Dallas (April 12, 2016)—To keep Medicare’s spending in check, reform solutions may necessitate an increase in the share of senior health care paid for by the senior population, according to a new study by the National Center for Policy Analysis (NCPA) Senior Fellows Andrew J. Rettenmaier and Thomas R. Saving.
“Over the past 50 years, Medicare spending has risen and, on average, seniors have received benefits that are increasing relative to their preretirement incomes,” write Rettenmaier and Saving. “But program costs are expected to continue growing as a share of GDP, according to Medicare Trustees and Congressional Budget Office forecasts. The contrast between the baseline forecast, that assumes all of the Affordable Care Act’s spending constraints actually hold, and the higher, more realistic alternative forecast illustrates that magnitude of the financing divide that must be bridged.”
Saving and Rettenmaier suggest four options for reforming Medicare:
- Raise Beneficiary Premiums to Cover Excess Cost Growth. Reducing federal per-capita Medicare spending growth in the alternative forecast to the baseline estimates from the 2015 Trustees Report could be accomplished by raising seniors' premiums.
- Raise Deductibles and Copays to Limit Spending to the Baseline Forecast. Retirees would then be responsible for the rising cost-sharing this option requires. Means-tested contributions to Health Savings Accounts (HSAs) by the federal government could complement the reformed insurance.
- Constrain the Federal Payment Rate by Procedure and Service. Rather than paying the CMS-determined reimbursement to each provider, Medicare would give those amounts to the participants. Over time, a real market would emerge for health care due to seniors’ demand for lower prices.
- Premium Support Payments that Rise at the Same Rate as Per-capita GDP. This would offer a significant level of both individual choice and individual payment responsibility, while limiting the role of CMS in the Medicare market. In its simplest form, this option provides average premium support payments that in aggregate follow the Trustees baseline forecast.
These proposals would bring the per-capita federal cost growth of Medicare, the taxpayer burden, in line with the per-capita growth of GDP and all four can incorporate premium payments, deductibles, co-payments, or contributions that vary by lifetime income.

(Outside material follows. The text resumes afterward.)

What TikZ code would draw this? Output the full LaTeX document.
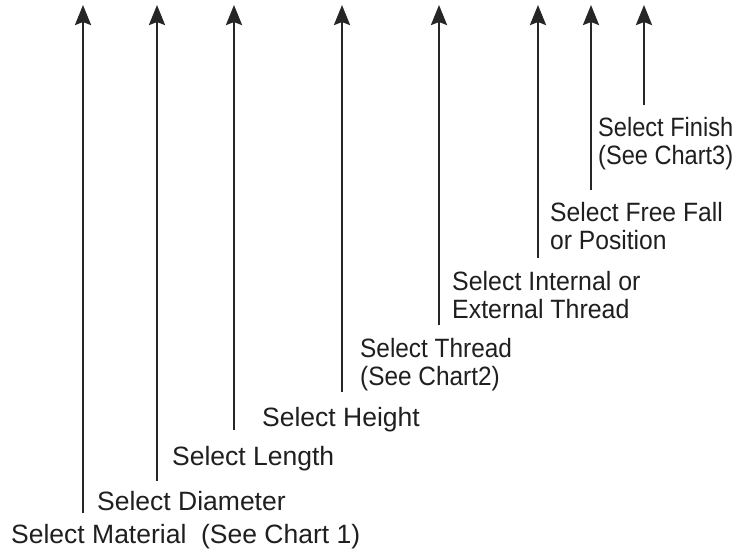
\documentclass[tikz,border=0pt]{standalone}
\usepackage{fontspec}
\setmainfont{Liberation Sans}
\usetikzlibrary{arrows.meta}
\begin{document}
\begin{tikzpicture}[x=1pt,y=-1pt,
  lbl/.style={anchor=base west,inner sep=0pt,align=left,text=black!88,
    font=\fontsize{26.5}{28}\selectfont},
  narrow/.style={font=\fontsize{26.5}{28}\selectfont\addfontfeature{FakeStretch=#1}},
  arr/.style={line width=2.6pt,black!85,-{Stealth[length=20pt,width=16pt,inset=3pt]}}]
\useasboundingbox (0,0) rectangle (749,558);
\fill[white] (0,0) rectangle (749,558);
% labels (multi-line nodes: base = last line's baseline)
\node[lbl] (l1) at (11,543) {Select Material\ \ (See Chart 1)};
\node[lbl] (l2) at (97,510) {Select Diameter};
\node[lbl] (l3) at (172,465) {Select Length};
\node[lbl] (l4) at (262,426) {Select Height};
\node[lbl,narrow=0.92] (l5) at (360,385) {Select Thread\\(See Chart2)};
\node[lbl,narrow=0.94] (l6) at (452,318) {Select Internal or\\External Thread};
\node[lbl,narrow=0.93] (l7) at (550,249) {Select Free Fall\\or Position};
\node[lbl,narrow=0.89] (l8) at (598,164) {Select Finish\\(See Chart3)};
% arrow ends
\coordinate (b1) at (83,513);  \coordinate (t1) at (83,5);
\coordinate (b2) at (157,481); \coordinate (t2) at (157,5);
\coordinate (b3) at (234,430); \coordinate (t3) at (234,5);
\coordinate (b4) at (342,392); \coordinate (t4) at (342,5);
\coordinate (b5) at (439,325); \coordinate (t5) at (439,5);
\coordinate (b6) at (538,258); \coordinate (t6) at (538,5);
\coordinate (b7) at (591,190); \coordinate (t7) at (591,5);
\coordinate (b8) at (644,105); \coordinate (t8) at (644,5);
\foreach \i in {1,...,8} \draw[arr] (b\i) -- (t\i);
\end{tikzpicture}
\end{document}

“While it is unlikely that Medicare beneficiaries’ health care consumption will be constrained to the Medicare Trustees’ baseline forecast, it is not unreasonable to use the baseline forecast as the target for taxpayers’ support of the program,” said Rettenmaier. These four reforms options can accomplish the goal of bringing the more realistic Trustee alternative forecast of federal Medicare expenditure down to the level of the Trustees’ baseline forecast.”
The study is co-authored by former Medicare Trustee and NCPA Senior Fellow Thomas R. Saving and NPCA Senior Fellow Andrew J. Rettenmaier, both from the Private Enterprise Research Center (PERC) at Texas A&M University.